◆ INFORMATION SHOWN:
§
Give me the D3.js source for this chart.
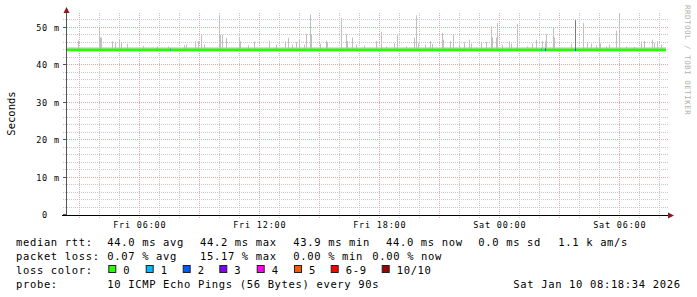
<!DOCTYPE html>
<html>
<head>
<meta charset="utf-8">
<script src="https://cdn.jsdelivr.net/npm/d3@7"></script>
<style>
  body { margin: 0; background: #fff; }
  text { font-family: "DejaVu Sans Mono", monospace; fill: #000; }
</style>
</head>
<body>
<div id="chart"></div>
<script>
var width = 697;
var height = 297;

// time window shown (30 hours)
var startTime = new Date(2026, 0, 9, 2, 18, 34);
var endTime = new Date(2026, 0, 10, 8, 18, 34);

// y ticks (ms)
var yTicks = [0, 10, 20, 30, 40, 50];

// median rtt (ms) as flat level
var medianRtt = 44.0;

// base smoke band just above the median (ms)
var smokeBand = [44.2, 44.7];

// smoke spikes: minutes after start, top value in ms
var spikeMinutes = [38, 100, 103, 106, 140, 147, 160, 165, 183, 231, 273, 306, 354, 360, 387, 396, 405, 415,
  460, 463, 468, 480, 520, 523, 546, 565, 610, 630, 657, 667, 680, 690, 700, 715, 720, 732, 736, 762,
  780, 785, 825, 840, 845, 858, 870, 895, 931, 945, 960, 985, 995, 1020, 1045, 1050, 1056, 1080, 1092,
  1100, 1128, 1132, 1152, 1162, 1180, 1195, 1210, 1215, 1245, 1260, 1275, 1280, 1292, 1295, 1310, 1330,
  1335, 1355, 1385, 1400, 1410, 1430, 1437, 1440, 1462, 1465, 1515, 1552, 1565, 1575, 1590, 1600, 1603,
  1620, 1630, 1650, 1660, 1680, 1704, 1725, 1735, 1760, 1765, 1775, 1785];
var spikeValues = [46.5, 50.1, 47.3, 47.3, 46.3, 46.0, 46.7, 45.9, 45.6, 45.0, 44.9, 44.9, 45.2, 45.4, 46.3, 46.3, 47.9, 45.4,
  53.2, 48.0, 48.0, 47.2, 47.3, 46.3, 45.2, 46.2, 46.4, 45.4, 46.3, 47.2, 45.4, 46.1, 46.7, 45.4, 48.2, 53.4, 48.2, 45.6,
  46.4, 46.1, 52.5, 48.2, 46.3, 47.3, 45.4, 45.1, 46.3, 48.8, 44.9, 45.8, 48.0, 44.9, 47.3, 53.2, 45.8, 45.4, 46.3,
  45.6, 48.5, 46.7, 46.3, 48.0, 45.4, 46.0, 46.7, 45.6, 46.1, 46.1, 50.3, 47.3, 47.3, 51.2, 45.4, 46.3,
  45.6, 50.9, 44.9, 45.6, 46.7, 46.3, 46.3, 48.2, 50.1, 47.3, 45.6, 51.2, 46.1, 45.6, 45.2, 47.3, 45.8,
  44.9, 45.4, 49.1, 53.8, 44.9, 44.7, 46.2, 46.3, 46.7, 45.8, 46.3, 45.4];

// dense smoke spike (many pings high)
var darkSpikeMinutes = [1528];
var darkSpikeValues = [51.9];

// loss events on the median line: minutes after start, lost pings
var lossMinutes = [312, 1427, 1439, 1528];
var lossCounts = [1, 1, 2, 2];

// loss colours
var lossLabels = ["0", "1", "2", "3", "4", "5", "6-9", "10/10"];
var lossColors = ["#26ff00", "#00b8ff", "#0059ff", "#7e00ff", "#ff00ff", "#ff5500", "#ff0000", "#a10000"];

// legend text
var legendRows = [
  ["median rtt:", "44.0 ms avg", "44.2 ms max", "43.9 ms min", "44.0 ms now", "0.0 ms sd", "1.1 k am/s"],
  ["packet loss:", "0.07 % avg", "15.17 % max", "0.00 % min", "0.00 % now"],
  ["loss color:"],
  ["probe:", "10 ICMP Echo Pings (56 Bytes) every 90s"]
];
var dateStamp = "Sat Jan 10 08:18:34 2026";

window.onload = start;

function start() {
  var left = 66, right = 666, top = 13, bottom = 215;

  var xScale = d3.scaleTime().domain([startTime, endTime]).range([left, right]);
  var yScale = d3.scaleLinear().domain([0, 50]).range([214.8, 27.3]);

  var px = function(v) { return Math.floor(v) + 0.5; };
  var minToDate = function(m) { return new Date(startTime.getTime() + m * 60000); };

  var chart = d3.select("#chart")
    .append("svg")
    .attr("width", width)
    .attr("height", height);

  chart.append("rect").attr("width", width).attr("height", height).attr("fill", "#fff");

  // minor grid
  var minorY = d3.range(2, 53, 2).filter(function(v) { return v % 10 != 0; });
  chart.append("g").selectAll("line")
    .data(minorY).enter().append("line")
    .attr("x1", 63).attr("x2", 668)
    .attr("y1", function(d) { return px(yScale(d)); })
    .attr("y2", function(d) { return px(yScale(d)); })
    .attr("stroke", "#c8c8c8").attr("stroke-dasharray", "1,1");

  var hours = d3.timeHour.every(1).range(startTime, endTime);
  var minorX = hours.filter(function(d) { return d.getHours() % 3 != 0; });
  var majorX = hours.filter(function(d) { return d.getHours() % 3 == 0; });

  chart.append("g").selectAll("line")
    .data(minorX).enter().append("line")
    .attr("x1", function(d) { return px(xScale(d)); })
    .attr("x2", function(d) { return px(xScale(d)); })
    .attr("y1", top).attr("y2", 218)
    .attr("stroke", "#c8c8c8").attr("stroke-dasharray", "1,1");

  // major grid
  chart.append("g").selectAll("line")
    .data(yTicks.filter(function(v) { return v > 0; })).enter().append("line")
    .attr("x1", 63).attr("x2", 668)
    .attr("y1", function(d) { return px(yScale(d)); })
    .attr("y2", function(d) { return px(yScale(d)); })
    .attr("stroke", "#e0a8a8").attr("stroke-dasharray", "1,1");

  chart.append("g").selectAll("line")
    .data(majorX).enter().append("line")
    .attr("x1", function(d) { return px(xScale(d)); })
    .attr("x2", function(d) { return px(xScale(d)); })
    .attr("y1", top).attr("y2", 219)
    .attr("stroke", "#e0a8a8").attr("stroke-dasharray", "1,1");

  // base smoke
  chart.append("rect")
    .attr("x", left).attr("width", right - left)
    .attr("y", yScale(smokeBand[1]))
    .attr("height", yScale(smokeBand[0]) - yScale(smokeBand[1]))
    .attr("fill", "#d4d4d4");

  // smoke spikes
  chart.append("g").selectAll("rect")
    .data(spikeMinutes).enter().append("rect")
    .attr("x", function(d) { return Math.floor(xScale(minToDate(d))); })
    .attr("width", 1)
    .attr("y", function(d, i) { return yScale(spikeValues[i]); })
    .attr("height", function(d, i) { return yScale(smokeBand[0]) - yScale(spikeValues[i]); })
    .attr("fill", "#c0c0c0");

  chart.append("g").selectAll("rect")
    .data(darkSpikeMinutes).enter().append("rect")
    .attr("x", function(d) { return Math.floor(xScale(minToDate(d))); })
    .attr("width", 1)
    .attr("y", function(d, i) { return yScale(darkSpikeValues[i]); })
    .attr("height", function(d, i) { return yScale(smokeBand[0]) - yScale(darkSpikeValues[i]); })
    .attr("fill", "#7a7a7a");

  // median line
  var line = d3.line()
    .x(function(d) { return xScale(d); })
    .y(function() { return yScale(medianRtt); });
  chart.append("path")
    .datum([startTime, endTime])
    .attr("d", line)
    .attr("fill", "none")
    .attr("stroke", lossColors[0])
    .attr("stroke-width", 2.7);

  // loss colour on the median
  chart.append("g").selectAll("rect")
    .data(lossMinutes).enter().append("rect")
    .attr("x", function(d) { return Math.floor(xScale(minToDate(d))); })
    .attr("width", 1)
    .attr("y", yScale(medianRtt) - 1.35)
    .attr("height", 2.7)
    .attr("fill", function(d, i) { return lossColors[lossCounts[i]]; });

  // axes
  chart.append("line")
    .attr("x1", 66.5).attr("x2", 66.5).attr("y1", 10).attr("y2", 216)
    .attr("stroke", "#555");
  chart.append("line")
    .attr("x1", 62).attr("x2", 669).attr("y1", 215.5).attr("y2", 215.5)
    .attr("stroke", "#000");
  chart.append("g").selectAll("line")
    .data(yTicks).enter().append("line")
    .attr("x1", 63).attr("x2", 66)
    .attr("y1", function(d) { return px(yScale(d)); })
    .attr("y2", function(d) { return px(yScale(d)); })
    .attr("stroke", "#555");

  // arrows
  chart.append("path").attr("d", "M63.5,13 L66.5,7 L69.5,13 Z").attr("fill", "#8b1a1a");
  chart.append("path").attr("d", "M668,212.5 L674,215.5 L668,218.5 Z").attr("fill", "#8b1a1a");

  // y tick labels
  var yl = chart.append("g").style("font-size", "8.5px").style("letter-spacing", "0.8px");
  yl.selectAll("text.num")
    .data(yTicks).enter().append("text")
    .attr("class", "num")
    .attr("x", 48).attr("y", function(d) { return yScale(d) + 3.5; })
    .attr("text-anchor", "end")
    .text(function(d) { return d; });
  yl.selectAll("text.sfx")
    .data(yTicks.filter(function(v) { return v > 0; })).enter().append("text")
    .attr("class", "sfx")
    .attr("x", 54).attr("y", function(d) { return yScale(d) + 3.5; })
    .text("m");

  // x tick labels
  var labelTimes = hours.filter(function(d) { return d.getHours() % 6 == 0; });
  var fmt = d3.timeFormat("%a %H:%M");
  chart.append("g").style("font-size", "8.5px").style("letter-spacing", "0.8px")
    .selectAll("text")
    .data(labelTimes).enter().append("text")
    .attr("x", function(d) { return xScale(d); })
    .attr("y", 228)
    .attr("text-anchor", "middle")
    .text(function(d) { return fmt(d); });

  // y axis title
  chart.append("text")
    .attr("transform", "translate(15,113.5) rotate(-90)")
    .attr("text-anchor", "middle")
    .style("font-size", "10.5px")
    .text("Seconds");

  // watermark
  chart.append("text")
    .attr("transform", "translate(684.5,5) rotate(90)")
    .style("font-size", "7.5px")
    .style("letter-spacing", "0.5px")
    .style("fill", "#b0b0b0")
    .text("RRDTOOL / TOBI OETIKER");

  // legend
  var rowY = [245.5, 259.5, 273.5, 287.5];
  var colX = [
    [16, 107.3, 200, 293.3, 386, 478.3, 558.3],
    [16, 107.3, 200, 293.3, 372.3],
    [16],
    [16, 107.3]
  ];
  var legend = chart.append("g").style("font-size", "10.5px").style("letter-spacing", "0.65px");
  legendRows.forEach(function(row, r) {
    legend.selectAll("text.r" + r)
      .data(row).enter().append("text")
      .attr("class", "r" + r)
      .attr("x", function(d, i) { return colX[r][i]; })
      .attr("y", rowY[r])
      .text(function(d) { return d; });
  });
  legend.append("text")
    .attr("x", 513.3).attr("y", rowY[3])
    .text(dateStamp);

  var boxX = [108.3, 145.7, 182.7, 219.3, 256.7, 294, 330.7, 381.7];
  legend.selectAll("rect.box")
    .data(lossColors).enter().append("rect")
    .attr("class", "box")
    .attr("x", function(d, i) { return boxX[i] + 0.5; })
    .attr("y", 265.5)
    .attr("width", 7).attr("height", 7)
    .attr("fill", function(d) { return d; })
    .attr("stroke", "#222").attr("stroke-width", 1);
  legend.selectAll("text.lbl")
    .data(lossLabels).enter().append("text")
    .attr("class", "lbl")
    .attr("x", function(d, i) { return boxX[i] + 15; })
    .attr("y", rowY[2])
    .text(function(d) { return d; });
}
</script>
</body>
</html>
§
◆ PROBLEM TO WORK ON:
With all pictures left out, please transcribe exactly the lines from the start of the material through the line with "var smokeBand = [44.2, 44.7];".

◆ ANSWER FOR THE TASK:
Give me the D3.js source for this chart.
<!DOCTYPE html>
<html>
<head>
<meta charset="utf-8">
<script src="https://cdn.jsdelivr.net/npm/d3@7"></script>
<style>
  body { margin: 0; background: #fff; }
  text { font-family: "DejaVu Sans Mono", monospace; fill: #000; }
</style>
</head>
<body>
<div id="chart"></div>
<script>
var width = 697;
var height = 297;

// time window shown (30 hours)
var startTime = new Date(2026, 0, 9, 2, 18, 34);
var endTime = new Date(2026, 0, 10, 8, 18, 34);

// y ticks (ms)
var yTicks = [0, 10, 20, 30, 40, 50];

// median rtt (ms) as flat level
var medianRtt = 44.0;

// base smoke band just above the median (ms)
var smokeBand = [44.2, 44.7];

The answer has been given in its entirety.